Collected data
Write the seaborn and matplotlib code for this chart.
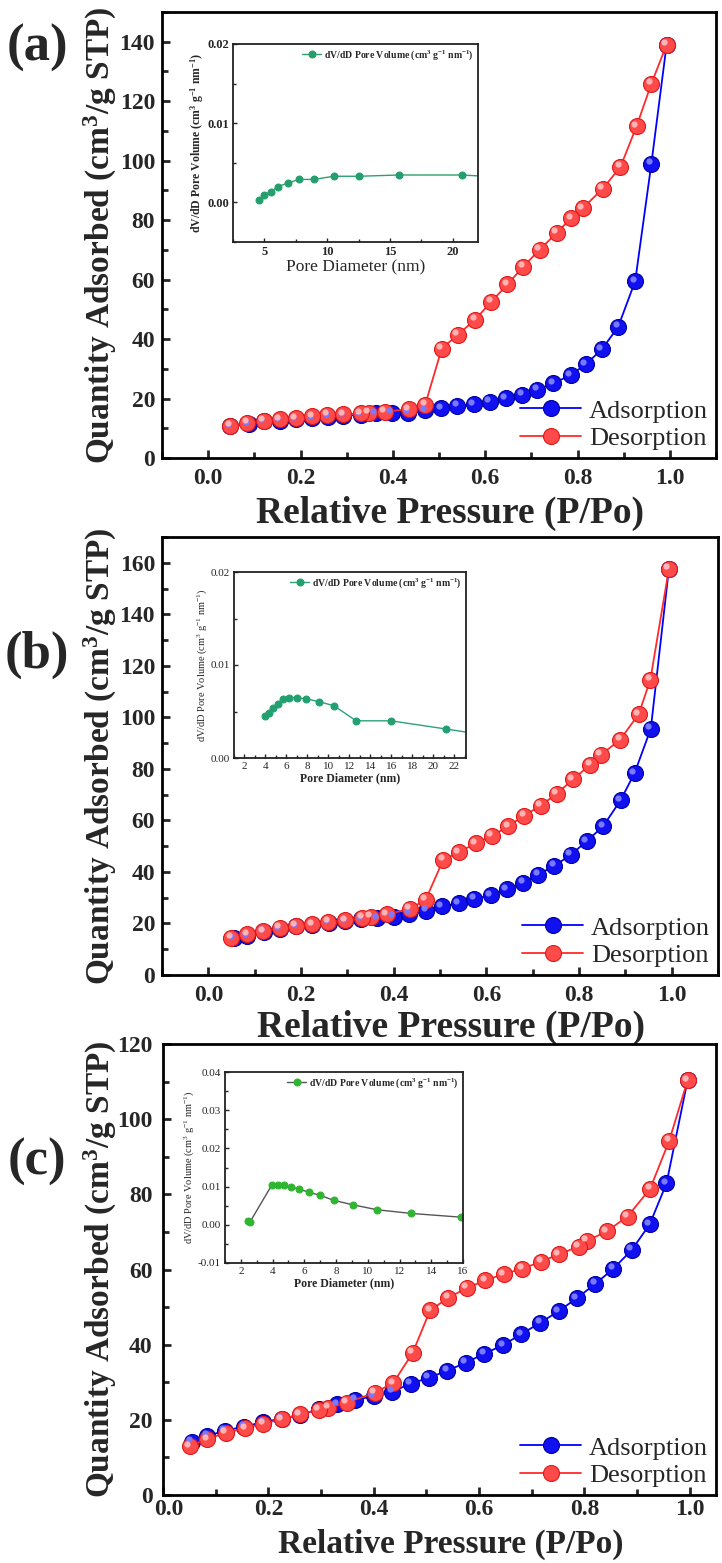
import numpy as np
import pandas as pd
import matplotlib
matplotlib.use('Agg')
import matplotlib.pyplot as plt
import seaborn as sns
from matplotlib.ticker import MultipleLocator, FormatStrFormatter
from matplotlib.transforms import offset_copy, ScaledTranslation

# ---- isotherm data ----
a_ads_p = [0.048, 0.088, 0.12, 0.155, 0.19, 0.225, 0.26, 0.293, 0.33, 0.363, 0.398, 0.433, 0.47, 0.505,
           0.54, 0.575, 0.61, 0.645, 0.68, 0.713, 0.748, 0.785, 0.818, 0.853, 0.888, 0.925, 0.96, 0.993]
a_ads_q = [10.6, 11.4, 12.3, 12.6, 13.0, 13.4, 13.9, 14.2, 14.5, 15.0, 15.3, 15.3, 16.0, 16.7,
           17.5, 18.1, 19.0, 20.1, 21.2, 22.9, 25.1, 27.9, 31.5, 36.6, 44.1, 59.5, 99.0, 139.0]
a_des_p = [0.993, 0.96, 0.928, 0.893, 0.855, 0.811, 0.786, 0.755, 0.718, 0.683, 0.648, 0.613, 0.578, 0.541,
           0.506, 0.47, 0.435, 0.383, 0.348, 0.33, 0.293, 0.258, 0.225, 0.19, 0.155, 0.12, 0.085, 0.048]
a_des_q = [139.0, 125.9, 111.6, 97.9, 90.6, 84.0, 80.7, 75.7, 70.1, 64.4, 58.4, 52.5, 46.5, 41.5,
           36.8, 17.9, 16.4, 15.6, 15.3, 15.0, 14.7, 14.5, 14.0, 13.4, 13.1, 12.5, 11.9, 10.8]

b_ads_p = [0.055, 0.084, 0.12, 0.154, 0.19, 0.224, 0.26, 0.295, 0.33, 0.365, 0.4, 0.434, 0.47, 0.504,
           0.54, 0.574, 0.61, 0.644, 0.68, 0.712, 0.747, 0.782, 0.817, 0.852, 0.89, 0.92, 0.955, 0.994]
b_ads_q = [14.2, 15.1, 16.8, 17.8, 18.9, 19.6, 20.3, 20.8, 21.6, 22.1, 22.7, 23.8, 25.0, 26.6,
           27.8, 29.5, 31.0, 33.3, 35.8, 39.0, 42.4, 46.6, 52.0, 57.7, 67.9, 78.4, 95.6, 157.6]
b_des_p = [0.994, 0.954, 0.929, 0.889, 0.847, 0.824, 0.787, 0.752, 0.717, 0.682, 0.647, 0.612, 0.577, 0.54,
           0.507, 0.469, 0.435, 0.385, 0.35, 0.332, 0.295, 0.259, 0.224, 0.189, 0.154, 0.119, 0.084, 0.05]
b_des_q = [157.6, 114.6, 101.3, 91.4, 85.4, 81.6, 75.9, 70.4, 65.7, 61.9, 57.7, 54.0, 51.1, 47.6,
           44.7, 29.2, 25.7, 23.5, 22.7, 22.2, 21.2, 20.6, 19.7, 19.1, 18.3, 17.0, 15.9, 14.5]

c_ads_p = [0.055, 0.084, 0.117, 0.154, 0.19, 0.225, 0.26, 0.296, 0.331, 0.365, 0.4, 0.435, 0.47, 0.505,
           0.54, 0.575, 0.61, 0.646, 0.68, 0.716, 0.751, 0.786, 0.821, 0.855, 0.89, 0.924, 0.956, 0.996]
c_ads_q = [14.2, 15.7, 17.1, 18.2, 19.4, 20.3, 21.3, 22.8, 24.1, 25.3, 26.3, 27.5, 29.6, 31.2,
           33.1, 35.2, 37.6, 39.9, 42.8, 45.8, 48.9, 52.4, 56.2, 60.2, 65.2, 72.0, 82.9, 110.3]
c_des_p = [0.996, 0.961, 0.925, 0.882, 0.843, 0.805, 0.789, 0.751, 0.718, 0.682, 0.647, 0.612, 0.577, 0.542,
           0.507, 0.474, 0.437, 0.402, 0.349, 0.314, 0.296, 0.26, 0.225, 0.19, 0.156, 0.119, 0.084, 0.051]
c_des_q = [110.3, 94.2, 81.5, 74.1, 70.2, 67.6, 66.1, 64.0, 62.1, 60.2, 58.8, 57.1, 55.1, 52.5,
           49.1, 37.8, 29.8, 27.2, 24.6, 23.2, 22.7, 21.5, 20.1, 19.0, 17.8, 16.5, 14.9, 13.0]

# ---- pore size distribution insets ----
a_pd = [4.58, 5.0, 5.5, 6.1, 6.85, 7.75, 8.95, 10.5, 12.55, 15.7, 20.7, 26.0]
a_dv = [0.00025, 0.00097, 0.00135, 0.0020, 0.00245, 0.0029, 0.0029, 0.0033, 0.0033, 0.00346, 0.00346, 0.0030]
b_pd = [3.97, 4.29, 4.7, 5.18, 5.68, 6.25, 6.98, 7.87, 9.05, 10.54, 12.63, 15.94, 21.24, 25.0]
b_dv = [0.00454, 0.00482, 0.00536, 0.00582, 0.00632, 0.0065, 0.0065, 0.00636, 0.00607, 0.00561,
        0.0040, 0.0040, 0.00311, 0.00246]
c_pd = [2.42, 2.57, 3.96, 4.31, 4.69, 5.15, 5.66, 6.27, 7.0, 7.88, 9.05, 10.6, 12.74, 15.86]
c_dv = [0.00087, 0.0007, 0.01048, 0.01048, 0.0103, 0.00987, 0.00934, 0.00856, 0.00769, 0.00638,
        0.00524, 0.00393, 0.00297, 0.0020]

sns.set_style('ticks')
plt.rcParams['font.family'] = ['Liberation Serif', 'DejaVu Serif']
plt.rcParams['mathtext.fontset'] = 'custom'
plt.rcParams['mathtext.rm'] = 'Liberation Serif'
plt.rcParams['mathtext.bf'] = 'Liberation Serif:bold'
plt.rcParams['mathtext.default'] = 'regular'

W, H = 722, 1563
fig = plt.figure(figsize=(W / 100, H / 100), dpi=100)


def px_rect(l, t, r, b):
    return [l / W, 1 - b / H, (r - l) / W, (b - t) / H]


psd_label = 'dV/dD Pore Volume (cm$^3$ g$^{-1}$ nm$^{-1}$)'

panels = [
    dict(tag='(a)', tag_y=48, rect=(162, 12, 716, 458), xlim=(-0.1, 1.1), ymax=150,
         ads=(a_ads_p, a_ads_q), des=(a_des_p, a_des_q), xl_off=55, xpad=7, ypad=5, xlfs=27,
         inset=(233, 44, 478, 242), pd=(a_pd, a_dv), ixlim=(2.5, 22), iylim=(-0.005, 0.02),
         ixmaj=5, ixmin=2.5, iymaj=0.01, icol='#249e6c', ilcol='#2aa070', ibold=True,
         ixfs=12.5, iyfs=8.5, itfs=9, ilegfs=7),
    dict(tag='(b)', tag_y=655, rect=(162, 537, 718, 975), xlim=(-0.1, 1.1), ymax=170,
         ads=(b_ads_p, b_ads_q), des=(b_des_p, b_des_q), xl_off=52, xpad=7, ypad=5, xlfs=27,
         inset=(234, 572, 466, 758), pd=(b_pd, b_dv), ixlim=(1, 23.1), iylim=(0, 0.02),
         ixmaj=2, ixmin=1, iymaj=0.01, icol='#22a070', ilcol='#2ba277', ibold=False,
         ixfs=8.5, iyfs=7.5, itfs=8, ilegfs=7),
    dict(tag='(c)', tag_y=1162, rect=(163, 1044, 716, 1495), xlim=(0, 1.05), ymax=120,
         ads=(c_ads_p, c_ads_q), des=(c_des_p, c_des_q), xl_off=49, xpad=3, ypad=7.5, xlfs=24,
         inset=(225, 1072, 463, 1263), pd=(c_pd, c_dv), ixlim=(1, 16), iylim=(-0.01, 0.04),
         ixmaj=2, ixmin=1, iymaj=0.01, icol='#2fb52f', ilcol='#555555', ibold=False,
         ixfs=8.5, iyfs=7.5, itfs=8, ilegfs=7),
]

main_axes = []
for p in panels:
    ax = fig.add_axes(px_rect(*p['rect']))
    main_axes.append(ax)
    ads_df = pd.DataFrame({'p': p['ads'][0], 'q': p['ads'][1]})
    des_df = pd.DataFrame({'p': p['des'][0], 'q': p['des'][1]})
    sns.lineplot(data=ads_df, x='p', y='q', ax=ax, sort=False, estimator=None, color='#0000ff',
                 lw=1.3, marker='o', ms=11.5, mfc='#1010f0', mec='#0000a0', mew=0.8, label='Adsorption')
    sns.lineplot(data=des_df, x='p', y='q', ax=ax, sort=False, estimator=None, color='#ff2a2a',
                 lw=1.3, marker='o', ms=11.5, mfc='#ff4a4a', mec='#e01818', mew=0.8, label='Desorption')
    # sphere highlights
    hl = offset_copy(ax.transData, fig=fig, x=-2.5, y=2.5, units='dots')
    ax.plot(ads_df['p'], ads_df['q'], ls='none', marker='o', ms=4.5, mfc='#7a7aff', mec='none',
            transform=hl, clip_on=True)
    ax.plot(des_df['p'], des_df['q'], ls='none', marker='o', ms=4.5, mfc='#ffb3b3', mec='none',
            transform=hl, clip_on=True)

    ax.set_xlim(*p['xlim'])
    ax.set_ylim(0, p['ymax'])
    ax.xaxis.set_major_locator(MultipleLocator(0.2))
    ax.xaxis.set_minor_locator(MultipleLocator(0.1))
    ax.xaxis.set_major_formatter(FormatStrFormatter('%.1f'))
    ax.yaxis.set_major_locator(MultipleLocator(20))
    ax.yaxis.set_minor_locator(MultipleLocator(10))
    ax.tick_params(which='both', direction='in', width=2, top=False, right=False, labelsize=17)
    ax.tick_params(axis='x', which='major', pad=p['xpad'])
    ax.tick_params(axis='y', which='major', pad=p['ypad'])
    ax.tick_params(which='major', length=6)
    ax.tick_params(which='minor', length=4)
    for lab in ax.get_xticklabels() + ax.get_yticklabels():
        lab.set_fontweight('bold')
    for s in ax.spines.values():
        s.set_linewidth(2)
        s.set_color('black')

    ax.set_xlabel('Relative Pressure (P/Po)', fontsize=p['xlfs'], fontweight='bold', va='center')
    ax.set_ylabel('Quantity Adsorbed (cm$^3$/g STP)', fontsize=24, fontweight='bold', va='center')
    l, t, r, b = p['rect']
    ax.xaxis.set_label_coords(0.52, -p['xl_off'] / (b - t))
    ax.yaxis.set_label_coords((100 - l) / (r - l), 0.5)

    ax.legend(loc='lower right', frameon=False, fontsize=19, handlelength=2.3, handletextpad=0.3,
              labelspacing=0.15, borderpad=0.2, borderaxespad=0.1)
    fig.text(37 / W, 1 - p['tag_y'] / H, p['tag'], fontsize=38, fontweight='bold', ha='center', va='center')

    # inset: pore size distribution
    ins = fig.add_axes(px_rect(*p['inset']))
    psd_df = pd.DataFrame({'d': p['pd'][0], 'v': p['pd'][1]})
    sns.lineplot(data=psd_df, x='d', y='v', ax=ins, sort=False, estimator=None, color=p['ilcol'],
                 lw=1.0, marker='o', ms=5, mfc=p['icol'], mec=p['icol'], label=psd_label)
    ins.set_xlim(*p['ixlim'])
    ins.set_ylim(*p['iylim'])
    ins.xaxis.set_major_locator(MultipleLocator(p['ixmaj']))
    ins.xaxis.set_minor_locator(MultipleLocator(p['ixmin']))
    ins.yaxis.set_major_locator(MultipleLocator(p['iymaj']))
    ins.yaxis.set_minor_locator(MultipleLocator(p['iymaj'] / 2))
    ins.yaxis.set_major_formatter(FormatStrFormatter('%.2f'))
    ins.tick_params(which='both', direction='in', width=1, top=False, right=False,
                    labelsize=p['itfs'], pad=3)
    ins.tick_params(which='major', length=3)
    ins.tick_params(which='minor', length=2)
    wt = 'bold' if p['ibold'] else 'normal'
    for lab in ins.get_xticklabels() + ins.get_yticklabels():
        lab.set_fontweight(wt)
    for s in ins.spines.values():
        s.set_linewidth(1.3)
        s.set_color('#222222')
    ins.set_xlabel('Pore Diameter (nm)', fontsize=p['ixfs'], fontweight='normal' if p['ibold'] else 'bold',
                   labelpad=1)
    ins.set_ylabel(psd_label, fontsize=p['iyfs'], fontweight=wt, labelpad=1)
    ins.legend(loc='upper right', frameon=False, handlelength=2.0,
               handletextpad=0.3, borderpad=0.3, borderaxespad=0.1,
               prop={'weight': 'bold', 'size': p['ilegfs']})

# nudge the "0.0" label of panel (c) so it clears the y-axis "0"
fig.canvas.draw()
for lab in main_axes[2].get_xticklabels():
    if lab.get_text() == '0.0':
        lab.set_transform(lab.get_transform() + ScaledTranslation(6 / 100, 0, fig.dpi_scale_trans))

fig.savefig('out.png', dpi=100)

Your goal
Look at the listing and set down only the lines from its start through the line with "from matplotlib.transforms import", word for word and without pictures.

Task result
Write the seaborn and matplotlib code for this chart.
import numpy as np
import pandas as pd
import matplotlib
matplotlib.use('Agg')
import matplotlib.pyplot as plt
import seaborn as sns
from matplotlib.ticker import MultipleLocator, FormatStrFormatter
from matplotlib.transforms import offset_copy, ScaledTranslation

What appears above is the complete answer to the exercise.